Part 4: Serving the Model – Bringing the SLM to Life
The Training Process (Or: How I Learned to Stop Worrying and Love the GPU)
After months of hardware setup, data collection, and processing, we finally get to the main event: training the model. This is where all that expensive hardware and carefully curated data come together to create something that can actually understand and generate text.
Choosing the Base Model
For this project, I chose Mistral 7B as the base model. It's a good balance of capability and resource requirements – powerful enough to be useful but small enough to run on consumer hardware. The 7B parameter count means it can fit in 12GB of VRAM with some optimization, making it perfect for the RTX 4070.
The choice wasn't just about size, though. Mistral has shown impressive performance on various benchmarks, and its architecture is well-suited for fine-tuning. Plus, it's open source, which means we have full control over the training process.
Fine-Tuning Strategy
Instead of training from scratch (which would be computationally expensive and probably unnecessary), we're using fine-tuning. This means we take the pre-trained Mistral model and adjust its weights to better understand our specific domain.
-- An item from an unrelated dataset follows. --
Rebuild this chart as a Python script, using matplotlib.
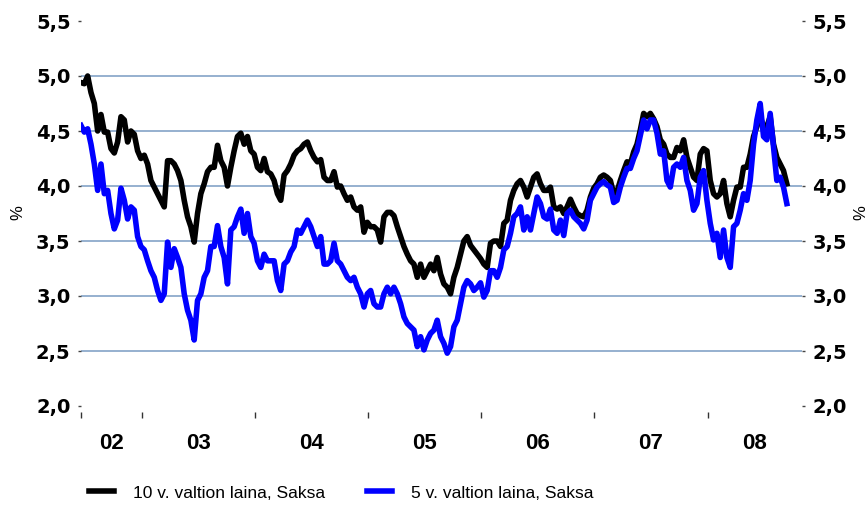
import matplotlib.pyplot as plt
import pandas as pd

# Saksan valtionlainojen korot, %, luettu kuvasta (noin 11 pv valein)
bund10 = [4.94, 4.93, 5.0, 4.85, 4.75, 4.5, 4.65, 4.49, 4.49, 4.34, 4.3, 4.4, 4.63, 4.6, 4.4,
          4.5, 4.47, 4.32, 4.25, 4.28, 4.2, 4.05, 3.99, 3.93, 3.87, 3.81, 4.23, 4.23, 4.2, 4.14,
          4.05, 3.87, 3.72, 3.63, 3.49, 3.75, 3.93, 4.02, 4.13, 4.17, 4.17, 4.37, 4.23, 4.17, 4.0,
          4.17, 4.32, 4.45, 4.48, 4.38, 4.45, 4.32, 4.29, 4.17, 4.14, 4.25, 4.13, 4.11, 4.05, 3.93,
          3.87, 4.1, 4.14, 4.2, 4.28, 4.32, 4.34, 4.38, 4.4, 4.32, 4.26, 4.22, 4.24, 4.08, 4.05,
          4.05, 4.13, 3.99, 4.0, 3.93, 3.87, 3.9, 3.81, 3.78, 3.81, 3.58, 3.67, 3.63,
          3.63, 3.6, 3.49, 3.72, 3.76, 3.76, 3.73, 3.63, 3.54, 3.45, 3.38, 3.32, 3.29, 3.17, 3.29,
          3.17, 3.23, 3.29, 3.23, 3.35, 3.2, 3.11, 3.08, 3.02, 3.17, 3.26, 3.38, 3.5, 3.54, 3.46,
          3.42, 3.38, 3.34, 3.29, 3.26, 3.48, 3.5, 3.5, 3.45, 3.66, 3.69, 3.87,
          3.96, 4.02, 4.05, 3.99, 3.9, 3.99, 4.08, 4.11, 4.02, 3.96, 3.96, 3.99, 3.81, 3.79, 3.81,
          3.75, 3.81, 3.88, 3.81, 3.75, 3.73, 3.72, 3.78, 3.9, 3.98, 4.02, 4.08, 4.1, 4.08, 4.05,
          3.93, 3.95, 4.05, 4.14, 4.22, 4.2, 4.31, 4.38, 4.51, 4.66, 4.63, 4.66,
          4.61, 4.54, 4.42, 4.38, 4.29, 4.26, 4.26, 4.35, 4.32, 4.42, 4.26, 4.17, 4.08, 4.05, 4.29,
          4.34, 4.32, 4.05, 3.93, 3.9, 3.93, 4.05, 3.84, 3.72, 3.87, 3.99, 3.99, 4.17, 4.17, 4.29,
          4.45, 4.54, 4.63, 4.54, 4.54, 4.63, 4.38, 4.26, 4.2, 4.14, 4.02]

bund5 = [4.55, 4.49, 4.52, 4.38, 4.2, 3.96, 4.2, 3.93, 3.96, 3.75, 3.61, 3.69, 3.98, 3.87, 3.7,
         3.81, 3.78, 3.54, 3.45, 3.42, 3.32, 3.23, 3.17, 3.05, 2.96, 3.02, 3.49, 3.26, 3.43, 3.35,
         3.26, 3.02, 2.87, 2.78, 2.6, 2.96, 3.02, 3.17, 3.23, 3.45, 3.45, 3.64, 3.45, 3.35, 3.11,
         3.6, 3.63, 3.72, 3.79, 3.57, 3.75, 3.54, 3.48, 3.32, 3.26, 3.38, 3.32, 3.32, 3.32, 3.14,
         3.05, 3.29, 3.32, 3.4, 3.45, 3.6, 3.57, 3.63, 3.69, 3.63, 3.54, 3.45, 3.54, 3.29, 3.29,
         3.32, 3.48, 3.32, 3.29, 3.23, 3.17, 3.14, 3.17, 3.08, 3.02, 2.9, 3.02, 3.05,
         2.93, 2.9, 2.9, 3.02, 3.08, 3.02, 3.08, 3.02, 2.93, 2.81, 2.75, 2.72, 2.69, 2.54, 2.63,
         2.51, 2.6, 2.66, 2.69, 2.78, 2.63, 2.57, 2.48, 2.54, 2.72, 2.78, 2.93, 3.08, 3.14, 3.11,
         3.05, 3.08, 3.12, 2.99, 3.05, 3.23, 3.23, 3.17, 3.26, 3.42, 3.45, 3.57,
         3.72, 3.75, 3.81, 3.6, 3.72, 3.6, 3.75, 3.9, 3.84, 3.72, 3.7, 3.79, 3.6, 3.57, 3.69,
         3.55, 3.75, 3.78, 3.72, 3.69, 3.66, 3.61, 3.69, 3.87, 3.93, 3.99, 4.02, 4.04, 4.01, 3.99,
         3.85, 3.87, 3.99, 4.08, 4.16, 4.16, 4.25, 4.32, 4.46, 4.6, 4.52, 4.6,
         4.6, 4.48, 4.29, 4.32, 4.05, 3.99, 4.17, 4.2, 4.17, 4.26, 4.05, 3.96, 3.78, 3.84, 4.08,
         4.14, 3.87, 3.66, 3.51, 3.57, 3.35, 3.6, 3.35, 3.26, 3.63, 3.66, 3.78, 3.93, 3.87, 4.05,
         4.38, 4.6, 4.75, 4.45, 4.42, 4.66, 4.35, 4.05, 4.08, 3.99, 3.84]

first_day = '2002-06-18'
last_day = '2008-09-13'
axis_start = '2002-06-18'
axis_end = '2008-11-01'
years = [2002, 2003, 2004, 2005, 2006, 2007, 2008]
year_labels = ['02', '03', '04', '05', '06', '07', '08']
y_ticks = [2.0, 2.5, 3.0, 3.5, 4.0, 4.5, 5.0, 5.5]
grid_levels = [2.5, 3.0, 3.5, 4.0, 4.5, 5.0]

dates = pd.date_range(first_day, last_day, periods=len(bund10))
x0 = pd.Timestamp(axis_start)
x1 = pd.Timestamp(axis_end)

fig = plt.figure(figsize=(8.68, 5.05), dpi=100)
ax = fig.add_axes([81 / 868, 1 - 406 / 505, 721 / 868, 385 / 505])

for v in grid_levels:
    ax.axhline(v, color='#8EAACC', lw=1.3, zorder=1)

ax.plot(dates, bund10, color='black', lw=4, zorder=3, label='10 v. valtion laina, Saksa')
ax.plot(dates, bund5, color='#0000FF', lw=4, zorder=4, label='5 v. valtion laina, Saksa')

ax.set_xlim(x0, x1)
ax.set_ylim(2.0, 5.5)

for s in ax.spines.values():
    s.set_visible(False)
ax.spines['bottom'].set_position(('outward', 4.5))

# vuosirajat + vuosien keskikohdat nimiöille
major = [x0] + [pd.Timestamp(y, 1, 1) for y in years[1:]]
mids = []
for y in years:
    a = max(pd.Timestamp(y, 1, 1), x0)
    b = min(pd.Timestamp(y + 1, 1, 1), x1)
    mids.append(a + (b - a) / 2)
ax.set_xticks(major)
ax.set_xticklabels([])
ax.set_xticks(mids, minor=True)
ax.set_xticklabels(year_labels, minor=True, fontsize=16, fontweight='bold',
                   family=['Liberation Sans', 'DejaVu Sans'])
ax.tick_params(axis='x', which='major', direction='out', length=4, width=1, color='#333333')
ax.tick_params(axis='x', which='minor', length=0, pad=15)

ax.set_yticks(y_ticks)
ax.set_yticklabels([f'{v:.1f}'.replace('.', ',') for v in y_ticks],
                   fontsize=14, fontweight='bold', family='DejaVu Sans')
ax.tick_params(axis='y', left=True, right=True, labelleft=True, labelright=True,
               direction='out', length=2.5, width=1, color='#444444', pad=5)

fig.text(18 / 868, 1 - 213 / 505, '%', rotation=90, ha='center', va='center',
         fontsize=12, family='Liberation Sans')
fig.text(861 / 868, 1 - 213 / 505, '%', rotation=90, ha='center', va='center',
         fontsize=12, family='Liberation Sans')

fig.legend(loc='center', bbox_to_anchor=(0.393, 1 - 493 / 505), ncol=2, frameon=False,
           prop={'family': 'Liberation Sans', 'size': 12.5}, handlelength=1.45,
           handletextpad=1.1, columnspacing=2.4)

fig.savefig('out.png', dpi=100)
The fine-tuning process involves:
- Preparing the training data in the correct format
- Setting up the training configuration (learning rate, batch size, etc.)
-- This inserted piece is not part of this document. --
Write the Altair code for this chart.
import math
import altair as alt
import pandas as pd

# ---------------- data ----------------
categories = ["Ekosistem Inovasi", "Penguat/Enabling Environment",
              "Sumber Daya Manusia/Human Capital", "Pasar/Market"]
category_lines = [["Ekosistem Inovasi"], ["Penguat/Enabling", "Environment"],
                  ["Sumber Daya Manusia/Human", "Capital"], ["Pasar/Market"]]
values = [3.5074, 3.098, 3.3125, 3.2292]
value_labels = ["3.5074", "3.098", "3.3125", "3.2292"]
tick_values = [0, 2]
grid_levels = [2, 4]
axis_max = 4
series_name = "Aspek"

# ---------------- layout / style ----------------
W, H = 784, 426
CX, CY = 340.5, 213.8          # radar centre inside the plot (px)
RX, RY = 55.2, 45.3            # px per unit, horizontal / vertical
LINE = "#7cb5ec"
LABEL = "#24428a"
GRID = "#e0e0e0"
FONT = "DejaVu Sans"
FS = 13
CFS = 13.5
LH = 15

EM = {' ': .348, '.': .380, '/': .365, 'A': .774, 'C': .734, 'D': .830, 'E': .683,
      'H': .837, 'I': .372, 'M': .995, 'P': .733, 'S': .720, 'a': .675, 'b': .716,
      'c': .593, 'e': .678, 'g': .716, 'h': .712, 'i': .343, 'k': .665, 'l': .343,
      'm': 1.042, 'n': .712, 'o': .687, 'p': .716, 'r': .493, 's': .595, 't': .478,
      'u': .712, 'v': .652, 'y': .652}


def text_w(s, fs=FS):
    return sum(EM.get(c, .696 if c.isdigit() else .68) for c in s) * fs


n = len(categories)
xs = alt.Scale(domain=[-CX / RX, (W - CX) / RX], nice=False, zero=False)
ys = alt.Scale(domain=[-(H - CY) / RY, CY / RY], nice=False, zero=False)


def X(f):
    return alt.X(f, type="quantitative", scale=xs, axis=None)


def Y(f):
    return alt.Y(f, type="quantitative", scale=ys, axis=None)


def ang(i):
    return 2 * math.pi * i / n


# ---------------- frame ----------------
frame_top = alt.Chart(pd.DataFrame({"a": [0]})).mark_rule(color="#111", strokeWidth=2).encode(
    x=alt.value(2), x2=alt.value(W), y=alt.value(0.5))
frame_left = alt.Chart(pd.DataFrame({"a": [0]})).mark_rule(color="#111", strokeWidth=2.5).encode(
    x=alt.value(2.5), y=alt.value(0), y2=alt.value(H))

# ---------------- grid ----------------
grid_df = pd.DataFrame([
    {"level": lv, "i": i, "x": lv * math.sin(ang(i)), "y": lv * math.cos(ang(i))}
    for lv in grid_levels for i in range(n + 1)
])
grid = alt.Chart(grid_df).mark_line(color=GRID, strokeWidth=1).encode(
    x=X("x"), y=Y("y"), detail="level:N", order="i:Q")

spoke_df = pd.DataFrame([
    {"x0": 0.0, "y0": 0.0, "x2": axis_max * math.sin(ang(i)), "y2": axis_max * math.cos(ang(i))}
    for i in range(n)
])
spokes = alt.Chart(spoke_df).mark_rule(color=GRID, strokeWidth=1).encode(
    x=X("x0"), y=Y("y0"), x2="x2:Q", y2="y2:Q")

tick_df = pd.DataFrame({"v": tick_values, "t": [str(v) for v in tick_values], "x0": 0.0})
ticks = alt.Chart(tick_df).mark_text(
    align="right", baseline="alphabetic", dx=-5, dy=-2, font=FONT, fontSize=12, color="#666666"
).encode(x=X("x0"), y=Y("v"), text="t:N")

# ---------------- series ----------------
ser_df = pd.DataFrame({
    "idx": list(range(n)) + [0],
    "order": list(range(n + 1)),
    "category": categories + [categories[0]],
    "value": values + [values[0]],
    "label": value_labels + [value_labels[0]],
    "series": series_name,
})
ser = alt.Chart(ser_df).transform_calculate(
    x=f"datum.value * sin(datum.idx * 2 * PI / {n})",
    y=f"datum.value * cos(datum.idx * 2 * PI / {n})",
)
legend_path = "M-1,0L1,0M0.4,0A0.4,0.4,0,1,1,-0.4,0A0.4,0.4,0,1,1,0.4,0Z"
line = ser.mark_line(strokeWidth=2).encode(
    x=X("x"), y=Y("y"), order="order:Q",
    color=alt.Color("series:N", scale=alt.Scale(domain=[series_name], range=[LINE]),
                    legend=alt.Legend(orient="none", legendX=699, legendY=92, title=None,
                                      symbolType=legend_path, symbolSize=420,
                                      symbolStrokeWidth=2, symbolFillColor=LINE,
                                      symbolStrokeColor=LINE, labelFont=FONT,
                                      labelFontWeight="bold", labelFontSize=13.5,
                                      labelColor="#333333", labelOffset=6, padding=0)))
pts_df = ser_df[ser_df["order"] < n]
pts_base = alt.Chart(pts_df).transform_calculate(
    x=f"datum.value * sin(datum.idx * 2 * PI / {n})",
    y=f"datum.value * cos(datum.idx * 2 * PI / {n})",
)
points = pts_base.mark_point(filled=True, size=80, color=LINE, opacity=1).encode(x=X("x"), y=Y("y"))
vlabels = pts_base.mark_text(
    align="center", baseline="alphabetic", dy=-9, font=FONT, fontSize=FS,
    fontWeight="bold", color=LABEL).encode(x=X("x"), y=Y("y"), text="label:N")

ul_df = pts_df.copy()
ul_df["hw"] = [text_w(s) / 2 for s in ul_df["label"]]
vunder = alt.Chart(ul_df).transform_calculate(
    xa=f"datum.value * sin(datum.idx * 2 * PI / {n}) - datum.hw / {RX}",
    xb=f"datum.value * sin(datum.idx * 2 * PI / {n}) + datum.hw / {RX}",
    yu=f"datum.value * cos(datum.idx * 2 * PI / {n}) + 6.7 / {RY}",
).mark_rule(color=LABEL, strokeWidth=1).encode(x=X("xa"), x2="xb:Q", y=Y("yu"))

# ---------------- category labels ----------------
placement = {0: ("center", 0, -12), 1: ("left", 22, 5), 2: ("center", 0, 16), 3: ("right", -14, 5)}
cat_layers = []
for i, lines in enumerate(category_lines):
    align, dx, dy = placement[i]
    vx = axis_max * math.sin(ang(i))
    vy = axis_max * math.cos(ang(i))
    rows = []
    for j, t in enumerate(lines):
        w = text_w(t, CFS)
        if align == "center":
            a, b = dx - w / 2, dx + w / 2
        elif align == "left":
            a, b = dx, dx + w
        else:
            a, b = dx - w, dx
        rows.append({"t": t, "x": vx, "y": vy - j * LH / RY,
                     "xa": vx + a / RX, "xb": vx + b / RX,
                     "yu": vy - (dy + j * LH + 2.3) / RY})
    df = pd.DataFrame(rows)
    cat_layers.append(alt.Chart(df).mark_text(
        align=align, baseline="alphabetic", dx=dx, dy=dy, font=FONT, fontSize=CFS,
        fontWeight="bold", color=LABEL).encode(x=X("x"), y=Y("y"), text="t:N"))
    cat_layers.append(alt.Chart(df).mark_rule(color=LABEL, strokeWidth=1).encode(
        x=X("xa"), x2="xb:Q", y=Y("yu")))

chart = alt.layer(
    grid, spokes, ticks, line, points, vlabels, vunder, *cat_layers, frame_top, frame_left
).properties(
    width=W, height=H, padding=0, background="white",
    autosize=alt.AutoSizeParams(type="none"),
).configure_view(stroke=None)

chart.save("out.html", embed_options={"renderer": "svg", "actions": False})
- Running the training process with proper monitoring
- Evaluating the results and making adjustments
The Training Environment
Training a language model is resource-intensive, so we need to set up the environment carefully:
- CUDA and cuDNN for GPU acceleration
- PyTorch with the latest optimizations
- Proper memory management to prevent OOM errors
- Monitoring tools to track training progress
Deployment Architecture
Once the model is trained, we need to serve it efficiently. This involves several components working together:
1. Model Serving
We're using FastAPI for the API layer. It's fast, it's Python-based (which makes integration with our ML stack easy), and it has excellent async support. The API provides endpoints for:
- Text generation
- Question answering
- Document summarization
- Semantic search
2. Load Balancing
Even with a single GPU, we need to handle multiple requests efficiently. This means:
- Request queuing for long-running operations
- Proper error handling and timeouts
- Resource management to prevent overload
3. Caching Layer
To improve performance and reduce GPU load, we implement caching at multiple levels:
- Response caching for common queries
- Vector cache for frequently accessed embeddings
- Model output caching for similar inputs
Monitoring and Maintenance
Running an SLM in production requires constant monitoring and maintenance:
1. Performance Monitoring
We track several metrics:
- Response times
- GPU utilization
- Memory usage
- Request queue length
- Error rates
2. Quality Monitoring
Beyond technical metrics, we need to monitor the quality of the model's outputs:
- Regular evaluation on test sets
- User feedback collection
- Output consistency checks
- Hallucination detection
3. Regular Updates
The model needs regular updates to stay current:
- New data integration
- Model retraining
- Performance optimization
- Security patches
Security Considerations
Running an AI model in production requires careful security planning:
1. Input Validation
All inputs need to be validated and sanitized:
- Length limits
- Content filtering
- Rate limiting
- Input sanitization
2. Access Control
We implement multiple layers of access control:
- API key authentication
- IP whitelisting
- Request signing
- Usage quotas
3. Model Protection
The model itself needs protection:
- Model weight encryption
- Secure storage
- Access logging
- Regular security audits
Cost Optimization
Running an SLM efficiently means managing costs:
1. Resource Management
We optimize resource usage through:
- Dynamic batch sizing
- Efficient memory management
- Request batching
- Idle resource scaling
2. Caching Strategy
A good caching strategy can significantly reduce costs:
- Response caching
- Vector caching
- Model output caching
- Cache invalidation policies
Future Improvements
The journey doesn't end with deployment. Here are some areas for future improvement:
1. Model Optimization
We can improve the model through:
- Quantization for faster inference
- Architecture optimization
- Better prompt engineering
- Improved training data
2. Infrastructure Scaling
As usage grows, we'll need to scale:
- Multiple GPU support
- Distributed inference
- Load balancing improvements
- Better resource utilization
Conclusion: The Beginning of the Journey
Building and deploying a private SLM is not a destination but a journey. The technology is evolving rapidly, and what works today might need to be updated tomorrow. But the benefits – privacy, control, and customization – make it worth the effort.
This series has covered the major aspects of building a private SLM, from hardware selection to deployment. But there's always more to learn, more to optimize, and more to improve. The key is to start small, iterate quickly, and never stop learning.
Remember: the best AI system is the one that solves your specific problems, not the one with the most parameters or the fanciest architecture. Focus on your use case, understand your requirements, and build accordingly.
And most importantly, have fun with it. Building AI systems is challenging, frustrating, and occasionally infuriating, but it's also incredibly rewarding. When your model finally starts generating useful responses, all the late nights and debugging sessions become worth it.